Bug #2866
osd: pg stuck with unfound
0%
Description
on congress, observed pg stuck with unfound objects. kicking peering (marking primary down) resolved it.
in testing #2860 fix, observed:
- osd A's pg peers, finds missing on osd B
- osd B goes down. now becomes unfound
- osd B comes back up, still unfound.
log attached (pg 1.6). osd.2 comes back in epoch 31, but pg 1.6 doesn't notice. it checks for sources going down, but not down sources coming up.
Associated revisions
osd: set STRAY on pg load when non-primary
The STRAY bit indicates that we should annouce ourselves to the primary,
but it is only set in start_peering_interval().
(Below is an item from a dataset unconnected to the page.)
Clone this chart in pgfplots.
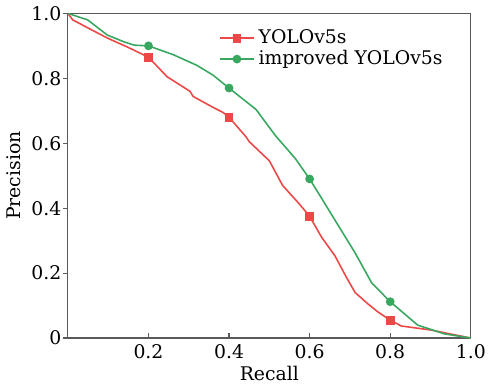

We also need to set it
initially, so that a PG that is loaded but whose role does not change
(e.g., the stray replica stays a stray) will notify the primary.
Observed:
- osd starts up
- mapping does not change, STRAY not set
- does not announce to primary
- primary does not re-check must_have_unfound, objects appear unfound
Fix this by initializing STRAY when pg is loaded or created whenever we
are not the primary.
Fixes: #2866
Signed-off-by: Sage Weil <sage@inktank.com>
osd: initialize send_notify on pg load
When the PG is loaded, we need to set send_notify if we are not the
primary. Otherwise, if the PG does not go through
start_peering_interval() or experience a role change, we will not set
the flag and tell the primary that we exist. This can cause problems
for example if we have unfound objects that the primary needs, although
I'm sure there are other bad implications as well.
Fixes: #2866
Signed-off-by: Sage Weil <sage@inktank.com>
History
#1 Updated by Sage Weil over 11 years ago
- File osd.1.log.gz added
#2 Updated by Sage Weil over 11 years ago
- Status changed from 12 to Fix Under Review
#3 Updated by Sage Weil over 11 years ago
- Status changed from Fix Under Review to Resolved
- Backport set to argonaut